_Instructions for the task_
Please copy every line of the records below that holds the word "this".

--- Extracted entries ---

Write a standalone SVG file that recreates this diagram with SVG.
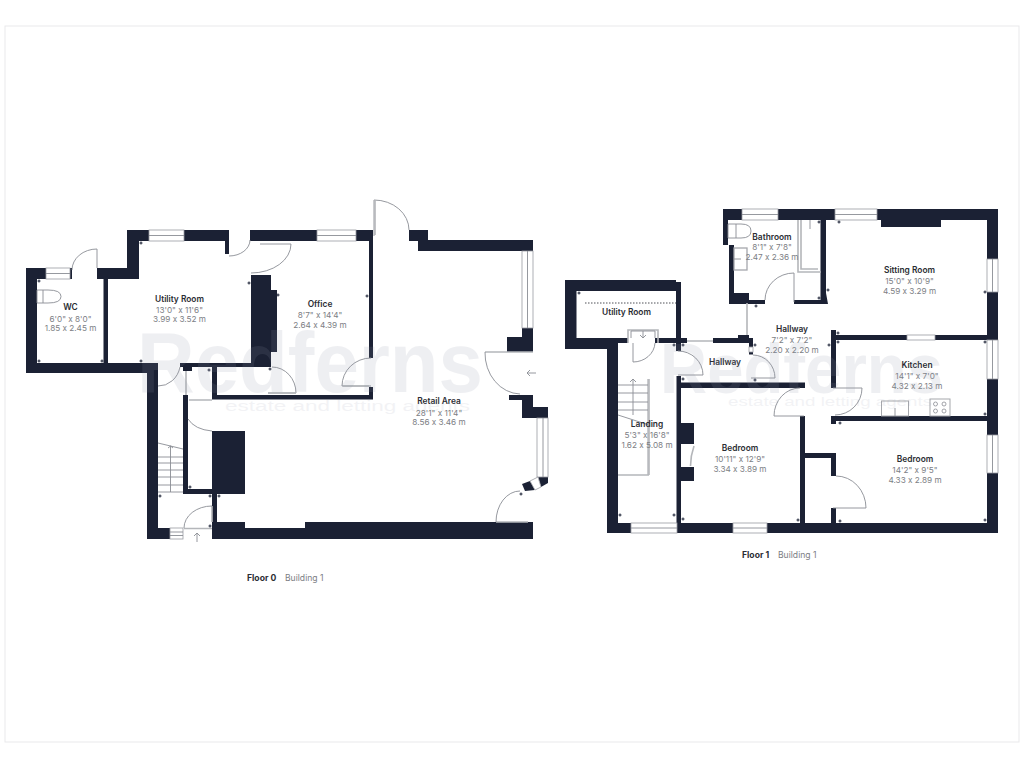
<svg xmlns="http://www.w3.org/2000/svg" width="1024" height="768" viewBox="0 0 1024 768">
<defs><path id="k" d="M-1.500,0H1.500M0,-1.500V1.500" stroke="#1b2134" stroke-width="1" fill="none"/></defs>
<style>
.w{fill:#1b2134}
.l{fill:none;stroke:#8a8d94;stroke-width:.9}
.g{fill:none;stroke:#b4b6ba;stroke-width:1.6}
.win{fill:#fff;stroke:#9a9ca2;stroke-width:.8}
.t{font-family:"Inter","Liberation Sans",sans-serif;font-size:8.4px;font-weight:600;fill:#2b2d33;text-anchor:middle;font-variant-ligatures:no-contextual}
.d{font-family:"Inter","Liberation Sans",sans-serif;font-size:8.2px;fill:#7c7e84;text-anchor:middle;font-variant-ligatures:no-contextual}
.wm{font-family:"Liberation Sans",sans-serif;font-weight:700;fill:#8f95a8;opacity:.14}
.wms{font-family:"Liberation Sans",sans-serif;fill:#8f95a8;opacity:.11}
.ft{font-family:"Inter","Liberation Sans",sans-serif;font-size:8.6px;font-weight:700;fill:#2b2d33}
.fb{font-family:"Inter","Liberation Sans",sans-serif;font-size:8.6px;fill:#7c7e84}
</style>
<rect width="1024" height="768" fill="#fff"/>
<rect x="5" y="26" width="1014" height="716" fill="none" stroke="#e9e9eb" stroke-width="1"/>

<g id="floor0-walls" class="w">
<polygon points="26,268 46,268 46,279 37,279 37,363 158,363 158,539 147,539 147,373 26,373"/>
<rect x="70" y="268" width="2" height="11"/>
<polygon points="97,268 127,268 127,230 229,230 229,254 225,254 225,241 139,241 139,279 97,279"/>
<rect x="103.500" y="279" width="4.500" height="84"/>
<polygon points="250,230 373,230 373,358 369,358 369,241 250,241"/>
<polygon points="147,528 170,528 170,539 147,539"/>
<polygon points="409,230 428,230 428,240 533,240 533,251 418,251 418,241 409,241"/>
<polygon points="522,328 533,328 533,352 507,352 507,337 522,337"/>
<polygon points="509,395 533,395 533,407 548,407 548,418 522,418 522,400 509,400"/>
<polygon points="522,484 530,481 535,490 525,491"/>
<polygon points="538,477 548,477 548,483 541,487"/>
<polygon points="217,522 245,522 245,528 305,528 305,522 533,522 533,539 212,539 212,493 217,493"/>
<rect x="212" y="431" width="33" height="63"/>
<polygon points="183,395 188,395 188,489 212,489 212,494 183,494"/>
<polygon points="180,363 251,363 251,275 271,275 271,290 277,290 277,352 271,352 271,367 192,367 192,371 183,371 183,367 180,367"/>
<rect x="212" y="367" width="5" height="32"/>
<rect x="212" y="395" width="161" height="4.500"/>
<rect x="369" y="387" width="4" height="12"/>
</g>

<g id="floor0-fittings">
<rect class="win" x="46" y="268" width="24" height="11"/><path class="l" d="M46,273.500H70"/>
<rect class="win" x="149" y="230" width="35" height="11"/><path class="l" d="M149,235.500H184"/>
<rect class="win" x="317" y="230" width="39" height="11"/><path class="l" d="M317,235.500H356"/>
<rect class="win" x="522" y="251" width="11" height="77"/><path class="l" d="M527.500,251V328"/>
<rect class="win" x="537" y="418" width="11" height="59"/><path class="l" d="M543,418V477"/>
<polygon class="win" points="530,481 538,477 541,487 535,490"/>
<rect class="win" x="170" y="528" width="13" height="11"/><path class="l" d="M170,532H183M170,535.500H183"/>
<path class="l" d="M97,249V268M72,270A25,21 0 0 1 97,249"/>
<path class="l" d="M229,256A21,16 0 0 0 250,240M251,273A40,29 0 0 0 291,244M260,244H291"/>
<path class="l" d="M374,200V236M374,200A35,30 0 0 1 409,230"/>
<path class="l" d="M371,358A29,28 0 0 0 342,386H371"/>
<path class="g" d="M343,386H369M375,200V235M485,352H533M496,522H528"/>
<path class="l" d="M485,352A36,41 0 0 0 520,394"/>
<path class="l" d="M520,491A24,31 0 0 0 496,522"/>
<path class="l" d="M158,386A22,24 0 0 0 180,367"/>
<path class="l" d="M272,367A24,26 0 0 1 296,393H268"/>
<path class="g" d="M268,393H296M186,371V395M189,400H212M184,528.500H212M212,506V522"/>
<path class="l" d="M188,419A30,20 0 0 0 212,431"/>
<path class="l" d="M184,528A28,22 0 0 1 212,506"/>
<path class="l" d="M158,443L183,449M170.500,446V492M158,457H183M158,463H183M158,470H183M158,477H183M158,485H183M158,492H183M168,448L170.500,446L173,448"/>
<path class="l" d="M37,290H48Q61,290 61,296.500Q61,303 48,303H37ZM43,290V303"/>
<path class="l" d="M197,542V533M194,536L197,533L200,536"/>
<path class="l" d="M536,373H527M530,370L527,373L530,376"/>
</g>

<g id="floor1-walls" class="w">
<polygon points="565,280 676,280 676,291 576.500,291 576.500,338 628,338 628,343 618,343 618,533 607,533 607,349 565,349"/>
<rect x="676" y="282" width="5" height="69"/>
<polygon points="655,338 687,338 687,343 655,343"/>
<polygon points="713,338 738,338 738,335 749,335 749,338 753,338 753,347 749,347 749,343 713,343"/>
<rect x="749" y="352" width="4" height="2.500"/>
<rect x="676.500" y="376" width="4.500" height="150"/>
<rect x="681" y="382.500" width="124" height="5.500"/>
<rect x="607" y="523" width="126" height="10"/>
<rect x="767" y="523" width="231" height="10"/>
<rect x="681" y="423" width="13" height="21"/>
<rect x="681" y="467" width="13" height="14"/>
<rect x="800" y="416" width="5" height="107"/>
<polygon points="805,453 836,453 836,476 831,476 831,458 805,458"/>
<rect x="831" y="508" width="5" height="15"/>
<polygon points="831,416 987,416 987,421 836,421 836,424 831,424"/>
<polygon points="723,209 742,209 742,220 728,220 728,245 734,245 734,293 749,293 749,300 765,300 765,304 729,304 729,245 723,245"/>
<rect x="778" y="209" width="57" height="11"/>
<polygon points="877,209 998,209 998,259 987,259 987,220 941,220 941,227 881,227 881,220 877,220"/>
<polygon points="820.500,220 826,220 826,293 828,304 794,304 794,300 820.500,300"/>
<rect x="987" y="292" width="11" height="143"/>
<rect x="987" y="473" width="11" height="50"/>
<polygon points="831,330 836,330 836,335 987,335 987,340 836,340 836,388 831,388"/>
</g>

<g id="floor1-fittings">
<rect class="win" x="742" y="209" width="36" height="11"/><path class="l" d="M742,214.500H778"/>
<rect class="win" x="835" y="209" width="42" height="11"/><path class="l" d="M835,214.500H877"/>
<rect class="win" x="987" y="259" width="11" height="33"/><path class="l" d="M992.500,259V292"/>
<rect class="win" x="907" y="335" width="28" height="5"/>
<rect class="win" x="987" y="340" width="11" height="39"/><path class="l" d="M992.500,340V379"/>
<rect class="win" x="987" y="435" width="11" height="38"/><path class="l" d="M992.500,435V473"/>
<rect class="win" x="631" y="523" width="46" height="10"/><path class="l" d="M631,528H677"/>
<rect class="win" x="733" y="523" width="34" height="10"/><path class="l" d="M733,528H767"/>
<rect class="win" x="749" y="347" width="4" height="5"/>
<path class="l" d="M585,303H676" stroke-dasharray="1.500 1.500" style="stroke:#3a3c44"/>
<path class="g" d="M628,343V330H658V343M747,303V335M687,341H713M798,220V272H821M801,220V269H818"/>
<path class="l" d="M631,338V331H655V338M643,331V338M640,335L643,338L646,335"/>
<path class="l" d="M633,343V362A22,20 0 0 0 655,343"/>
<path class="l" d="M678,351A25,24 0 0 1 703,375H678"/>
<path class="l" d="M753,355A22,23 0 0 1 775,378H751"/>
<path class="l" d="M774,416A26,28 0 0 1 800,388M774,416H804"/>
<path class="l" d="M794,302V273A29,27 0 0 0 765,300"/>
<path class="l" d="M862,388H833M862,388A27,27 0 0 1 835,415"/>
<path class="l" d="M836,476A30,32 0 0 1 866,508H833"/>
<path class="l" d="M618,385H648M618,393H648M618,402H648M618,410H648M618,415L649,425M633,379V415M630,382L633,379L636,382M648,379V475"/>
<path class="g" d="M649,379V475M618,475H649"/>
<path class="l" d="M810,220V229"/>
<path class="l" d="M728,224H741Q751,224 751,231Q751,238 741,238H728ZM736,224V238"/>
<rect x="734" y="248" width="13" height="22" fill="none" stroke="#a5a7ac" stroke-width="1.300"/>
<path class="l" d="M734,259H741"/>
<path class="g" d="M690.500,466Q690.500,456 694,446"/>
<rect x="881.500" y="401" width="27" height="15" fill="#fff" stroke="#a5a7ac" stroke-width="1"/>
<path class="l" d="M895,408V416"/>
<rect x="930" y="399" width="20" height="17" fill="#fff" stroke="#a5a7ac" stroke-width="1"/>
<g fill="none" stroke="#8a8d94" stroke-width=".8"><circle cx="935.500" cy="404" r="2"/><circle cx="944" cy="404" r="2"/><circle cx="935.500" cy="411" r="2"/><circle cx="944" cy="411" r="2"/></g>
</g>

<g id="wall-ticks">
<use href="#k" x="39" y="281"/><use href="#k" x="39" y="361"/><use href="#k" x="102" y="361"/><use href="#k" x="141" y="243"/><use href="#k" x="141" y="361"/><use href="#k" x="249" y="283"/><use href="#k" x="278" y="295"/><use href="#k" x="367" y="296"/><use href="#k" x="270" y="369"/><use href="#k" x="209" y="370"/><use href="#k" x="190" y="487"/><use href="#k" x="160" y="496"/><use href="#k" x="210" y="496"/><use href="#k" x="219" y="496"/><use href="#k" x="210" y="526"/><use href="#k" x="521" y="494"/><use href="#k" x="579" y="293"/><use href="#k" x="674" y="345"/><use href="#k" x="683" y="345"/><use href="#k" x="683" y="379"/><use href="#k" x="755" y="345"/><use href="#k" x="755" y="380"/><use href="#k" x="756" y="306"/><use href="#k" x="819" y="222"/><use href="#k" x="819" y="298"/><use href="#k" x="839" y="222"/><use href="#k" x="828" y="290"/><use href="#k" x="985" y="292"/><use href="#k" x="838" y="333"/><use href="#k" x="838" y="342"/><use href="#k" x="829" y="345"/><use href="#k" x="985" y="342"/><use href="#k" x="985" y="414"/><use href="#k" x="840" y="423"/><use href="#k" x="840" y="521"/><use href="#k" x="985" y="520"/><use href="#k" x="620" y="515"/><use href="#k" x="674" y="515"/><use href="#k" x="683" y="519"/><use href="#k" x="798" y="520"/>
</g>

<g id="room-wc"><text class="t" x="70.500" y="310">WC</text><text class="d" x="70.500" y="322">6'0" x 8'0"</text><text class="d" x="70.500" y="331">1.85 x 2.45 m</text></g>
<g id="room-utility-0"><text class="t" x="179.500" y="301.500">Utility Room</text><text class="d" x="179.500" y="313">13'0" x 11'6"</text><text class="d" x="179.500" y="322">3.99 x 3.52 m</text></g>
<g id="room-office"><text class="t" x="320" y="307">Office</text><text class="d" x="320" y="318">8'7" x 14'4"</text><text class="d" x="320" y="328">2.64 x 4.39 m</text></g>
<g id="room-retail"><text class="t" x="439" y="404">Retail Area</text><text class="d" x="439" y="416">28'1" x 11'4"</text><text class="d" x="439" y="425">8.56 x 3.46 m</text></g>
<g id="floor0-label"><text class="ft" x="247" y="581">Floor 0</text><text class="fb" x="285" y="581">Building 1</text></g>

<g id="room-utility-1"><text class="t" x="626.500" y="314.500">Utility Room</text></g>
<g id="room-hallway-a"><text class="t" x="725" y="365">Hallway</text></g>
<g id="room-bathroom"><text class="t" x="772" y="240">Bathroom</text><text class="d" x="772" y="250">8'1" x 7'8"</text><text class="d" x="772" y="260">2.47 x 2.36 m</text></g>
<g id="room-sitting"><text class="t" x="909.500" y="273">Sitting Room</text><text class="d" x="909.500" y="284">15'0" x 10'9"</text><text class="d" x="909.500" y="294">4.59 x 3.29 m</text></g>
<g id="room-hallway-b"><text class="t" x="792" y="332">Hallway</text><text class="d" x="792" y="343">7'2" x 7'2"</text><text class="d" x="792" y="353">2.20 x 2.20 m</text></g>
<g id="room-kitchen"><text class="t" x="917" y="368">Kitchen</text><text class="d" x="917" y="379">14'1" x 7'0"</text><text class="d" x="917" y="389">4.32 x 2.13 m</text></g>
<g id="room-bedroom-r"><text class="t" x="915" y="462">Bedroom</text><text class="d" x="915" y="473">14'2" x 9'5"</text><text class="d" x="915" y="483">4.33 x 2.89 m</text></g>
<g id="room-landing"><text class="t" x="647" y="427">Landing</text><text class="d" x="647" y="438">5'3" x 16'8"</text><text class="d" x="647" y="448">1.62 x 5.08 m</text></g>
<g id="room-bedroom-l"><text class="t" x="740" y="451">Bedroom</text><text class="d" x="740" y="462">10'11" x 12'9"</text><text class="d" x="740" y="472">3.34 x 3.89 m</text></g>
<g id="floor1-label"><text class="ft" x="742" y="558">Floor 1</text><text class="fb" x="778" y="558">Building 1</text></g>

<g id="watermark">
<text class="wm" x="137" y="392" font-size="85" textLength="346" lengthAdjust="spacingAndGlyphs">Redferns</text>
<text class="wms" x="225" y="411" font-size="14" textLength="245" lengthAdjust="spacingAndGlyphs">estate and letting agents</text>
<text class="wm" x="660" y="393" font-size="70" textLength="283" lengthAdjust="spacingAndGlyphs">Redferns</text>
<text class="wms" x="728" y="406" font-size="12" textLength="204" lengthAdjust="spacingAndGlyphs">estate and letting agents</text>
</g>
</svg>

---
--- Extracted entries ---

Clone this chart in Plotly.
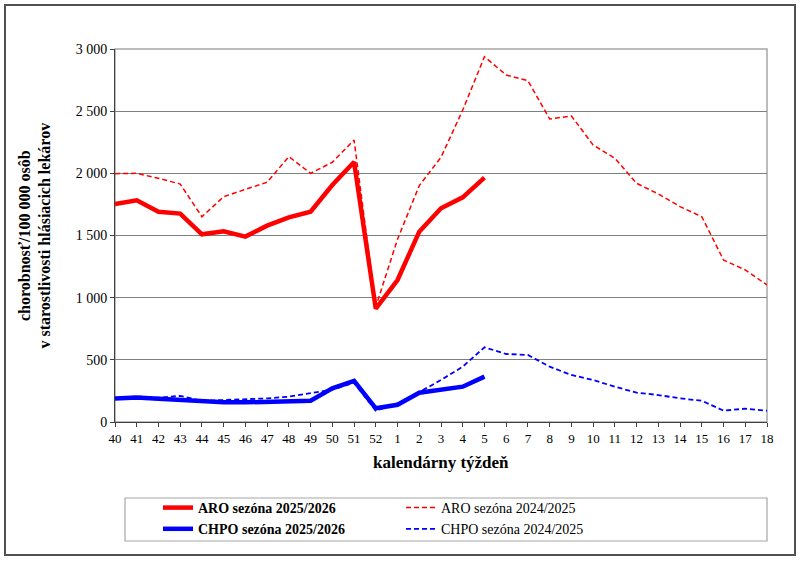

---

_Worked answer_
Write a standalone SVG file that recreates this diagram with SVG.
Clone this chart in Plotly.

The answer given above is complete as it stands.